Talking about Fantasia recently, I mentioned the long-awaited sequel, Fantasia 2000, that was eventually carried through to completion by Walt Disney's nephew, the late Roy E Disney.

But Roy didn't stop there, an enthusiastic raider of the lost archives of his uncle's studio, he was constantly looking out for and championing projects that caught the spirit of the daring, experimental years at the Mouse Factory back in the 1930s and '40s.

One such project was Destino, a planned (but later aborted) collaboration between Disney and the artist who popularised surrealism – as well as being another of the great showmen of the 20th Century – Salvador Dali.

The project began in 1946, but never got beyond some remarkable Dali paintings and hundreds of storyboard sketches made by Dali and long-time Disney artist, John Hench.

The film, completed in 2003, together with a superb documentary are to be found among the extras to the Blu-ray release of Fantasia/Fantasia 2000 and are an intriguing reminder that our commonly-held perceptions of Disney are quite often a far cry from what Walt himself sometimes saw as being 'Disney'!

Whilst the collaboration (until Roy Disney picked up the project) was unrealised, the two men – and, indeed, their wives, Lilian Disney and Gala Dali – remained good friends with the couples getting together at Dali's home at Port Lligat during one of Walt's visits to Europe.

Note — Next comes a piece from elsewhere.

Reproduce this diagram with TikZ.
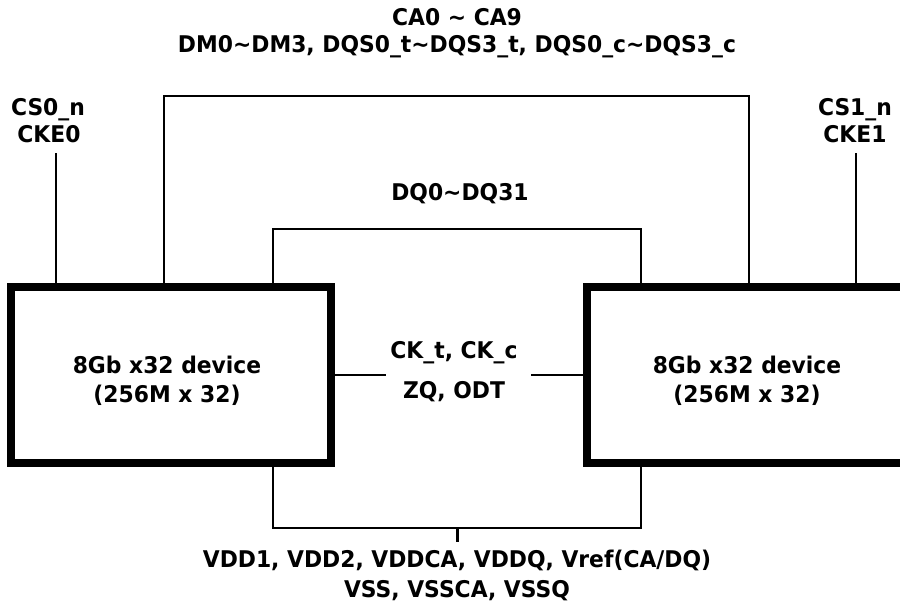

The story of this relationship, as seen from the perspective of correspondence between the two men made available from the studio archive, was chronicled by Jonathan Owen in an article 'Salvador paints, but Walt Disney! A surreal friendship (and an old joke)' in last weekend's Independent on Sunday - and, if anyone spots the old joke, please tell me, because I don't see it! The interview also contains some observations by a certain 'Disney expert' – yes, you've guessed it!

Did I really suggest, as a possible 21st century equivalent of the Disney-Dali collaboration, that Pixar/Disney's John Lasseter might work with Damien Hirst? I suppose I must have done! But I was probably only being a touch surreal!

The Indie only quoted a couple of the letters, but you can read this intriguing correspondence here in both Salvador and Gala Dali's Catalan and in translation...

And, while you are waiting for your DVD to arrive, you can preview Destino, here

Letters and images © Disney.


Andy J. Latham said...

Destino is an absolutely beautiful piece of animation. Why can't studios take risks these days like Walt did? Where's the fun in playing it safe?!

SharonM said...

Yet another fascinating blog.

Eudora said...

The work between Dali and Disney show the possibilities of the cartoon as an art.

Stephen Gallagher said...

I don't recall the exact structure of the old joke but the punchline is a Scottish dialect pun on Disney/disnae... as in, "one of them sings, the other one disnae".

I believe it kills 'em in Fife.

Steven Hartley said...

In case you haven't heard, Hans Perk is actually posting the studio draft for "Fantasia", and the draft is the studio record of what animator did scene-by-scene.


Brian Sibley said...

Thanks, Steven. As with the other schedules posted by Hans Perk, this is very useful resource.

Within the obvious time-constraints imposed on my recent audio commentary to Fantasia by the film's running time, I try to mention as many as possible of the artists responsible for specific sequences and individual characters.